Inequalities between men and women continue to thrive globally, yet don’t receive enough attention in the media. Nicholas Kristof is an op-ed columnist for the New York Times who exposes and brings light to issues that many people, myself included, are unaware of. His columns combine his political beliefs and firsthand accounts of human rights violations all over the world. He travels to areas that are inaccessible for most Americans and brings two of his readers with him every year. Kristof co-wrote a novel titled Half the Sky with his wife, Sheryl WuDunn, about the worldwide oppression various groups of women suffer in an attempt to raise awareness for the millions of women who are killed each year as the result of gender violence. His novel also contains a model for activists that both encourages and informs the reader on ways to actively put a stop to gender inequalities.
I’m never one to enjoy the introduction for a novel, but for some reason the introduction of Half the Sky really catches my attention. We are immediately introduced to Sray Rath, a Cambodian teenager who has managed to escape sexual slavery twice and completely rebuild her life. Sray’s story of survival is captivating and after reading that, it was impossible for me to put the book down. Another aspect of the introduction that appeals to me is the detailed description of Sray and her livelihood. I feel as if I am meeting her and immediately form a picture of her in mind with ease. I love when writers describe things in such detail that the reader is left with a movie-like screenplay etched in their minds.
Furthermore, I admire Kristof and WuDunn’s ability to integrate research findings with narrative in a way that reads similar to a story. I often struggle to incorporate multitudes of research with smooth flowing sentences in a way that doesn’t bore or overwhelm the reader. Kristof on the otherhand, seamlessly accomplishes that and Half the Sky is written in a story-telling, attention-grabbing sort of way, despite all the research and facts that lay beneath the text.
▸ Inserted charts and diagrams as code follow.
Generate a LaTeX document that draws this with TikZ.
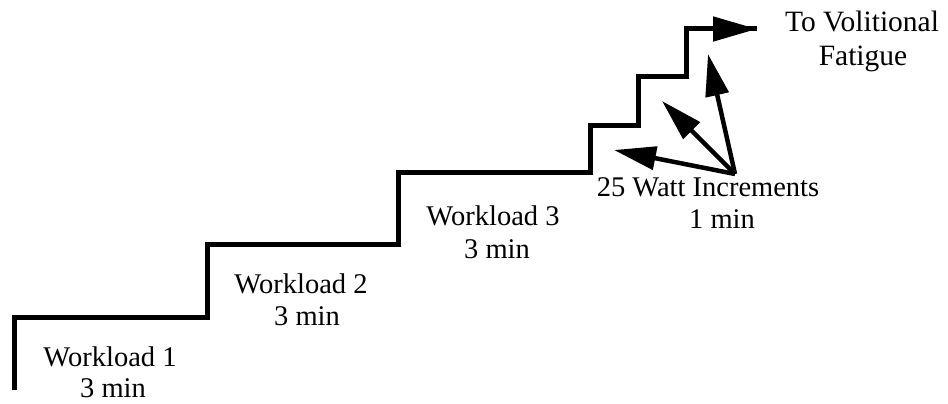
\documentclass[tikz,border=0pt]{standalone}
\usepackage{fontspec}
\setmainfont{Liberation Serif}
\usetikzlibrary{arrows.meta}
\begin{document}
\begin{tikzpicture}[x=1pt,y=-1pt,
  stair/.style={line width=5pt, line cap=butt, line join=miter},
  bigarrow/.style={line width=4.5pt, -{Triangle[length=42pt,width=23pt]}},
  lbl/.style={anchor=base, font=\fontsize{28.5}{33}\selectfont, inner sep=0pt},
  biglbl/.style={lbl, font=\fontsize{29.5}{34}\selectfont}]
\useasboundingbox (0,0) rectangle (948,404);
% staircase corners
\coordinate (s0) at (14,390);
\coordinate (s1) at (14,317);
\coordinate (s2) at (207,317);
\coordinate (s3) at (207,244);
\coordinate (s4) at (398,244);
\coordinate (s5) at (398,172);
\coordinate (s6) at (590,172);
\coordinate (s7) at (590,125);
\coordinate (s8) at (638,125);
\coordinate (s9) at (638,77);
\coordinate (s10) at (686,77);
\coordinate (s11) at (686,29);
\coordinate (s12) at (757,29);
\draw[stair] (s0) -- (s1) -- (s2) -- (s3) -- (s4) -- (s5) -- (s6) -- (s7)
  -- (s8) -- (s9) -- (s10) -- (s11) -- (s12);
\draw[stair, -{Triangle[length=44pt,width=24pt]}] (s11) -- (s12);
% fan of increment arrows
\coordinate (fan) at (735,174);
\coordinate (f1) at (614,150);
\coordinate (f2) at (662,101);
\coordinate (f3) at (708,54);
\draw[bigarrow] (fan) -- (f1);
\draw[bigarrow] (fan) -- (f2);
\draw[bigarrow] (fan) -- (f3);
% labels
\node[lbl] (w1a) at (110,366) {Workload 1};
\node[lbl] (w1b) at (113,397) {3 min};
\node[lbl] (w2a) at (301,293) {Workload 2};
\node[lbl] (w2b) at (307,325) {3 min};
\node[lbl] (w3a) at (493,225) {Workload 3};
\node[lbl] (w3b) at (497,258) {3 min};
\node[lbl] (inca) at (708,196) {25 Watt Increments};
\node[lbl] (incb) at (722,228) {1 min};
\node[biglbl] (fata) at (862,32) {To Volitional};
\node[biglbl] (fatb) at (863,66) {Fatigue};
\end{tikzpicture}
\end{document}
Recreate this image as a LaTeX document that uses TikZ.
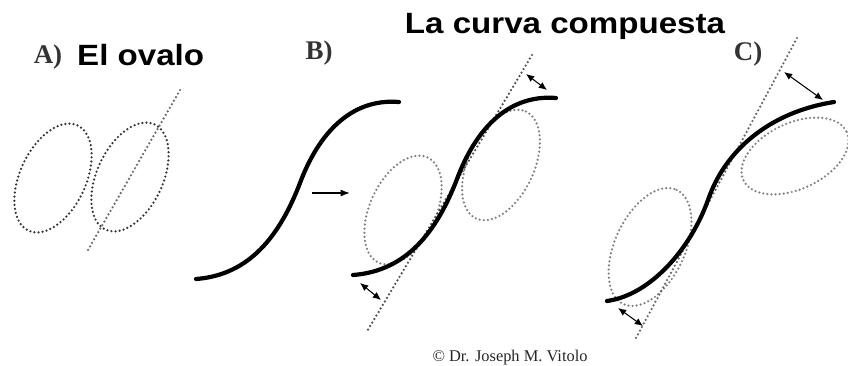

In my own writing, I hope to emulate Kristof and WuDunn’s ability to write for political purpose, and moreover, the way they remain true to their beliefs. The couple writes to inform the world on matters that are important to them, and not just to write a “made to order” bestseller. Not only do they write about gender violence in a global context, but they also provide a model for improving the current situation by empowering women worldwide. This shows another one of Kristof and WuDunn’s strengths; they aren’t “all talk” and they actually propose solutions to end gender violence.